Robbie: It is quite spooky and even playing new music on Jazz FM I’m still getting the same response. The cassette thing is interesting as the times I’ve been told that people are more concerned about the tapes of my shows that went with the cars that have been broken into or stolen and it never ceases to amaze me. I was contacted by a guy in Italy who said a friend of his has a cassette of my show and plays it at full blast. Anyway, someone stole the car and the owner is beside himself with grief and has gone into mourning for about a year.
Robbie: It’s very simple and it was consumer protection. Sounds like a grand title but I would not personally work anywhere that I felt that the music enthusiasts were either taken advantage of or went to places where you wouldn’t want to be because of the surroundings. If you went to one of our gigs, you knew there would be a certain standard and there are things we wouldn’t tolerate for a variety of personal reasons. We were guilty from time to time of playing in places that we bitterly regretted and that was due to some promoters were not able to fulfill what we expected – for instance, decent sound systems.

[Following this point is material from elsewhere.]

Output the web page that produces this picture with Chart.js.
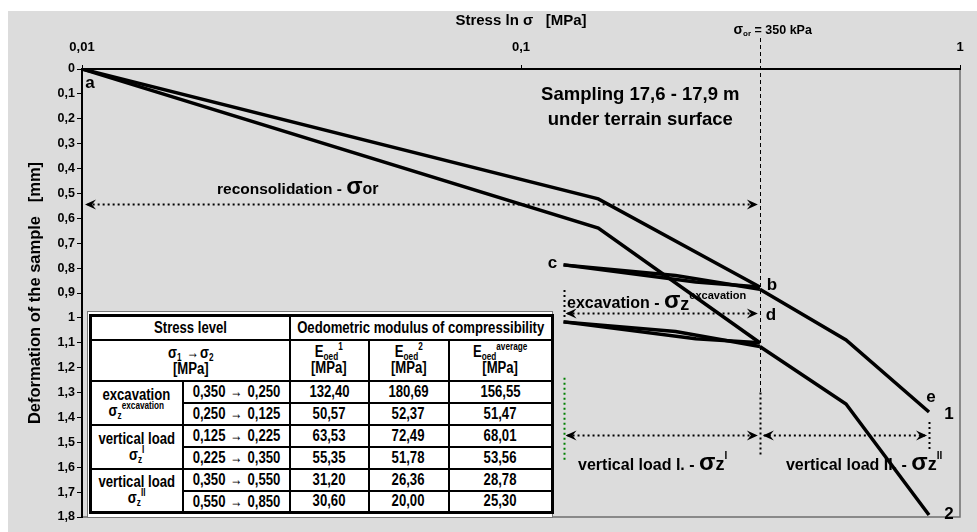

Fitzroy: There are huge testaments on the net to both you and Greg Edwards on various forums including Youtube for the musical education and you clearly inspired opening of doors for future legal and pirate station shows and presenters of black music. The younger generation have no concept of why they have what they have now. Back in the ‘70s and early ‘80s, the accessibility to black music was literally less than five prominent weekly shows a week totalling less than 10 hours. Today it’s 24/7 and you couldn’t possibly imagine 30-plus years later that Kiss, Jazz, Choice FM would grow out of that, could you?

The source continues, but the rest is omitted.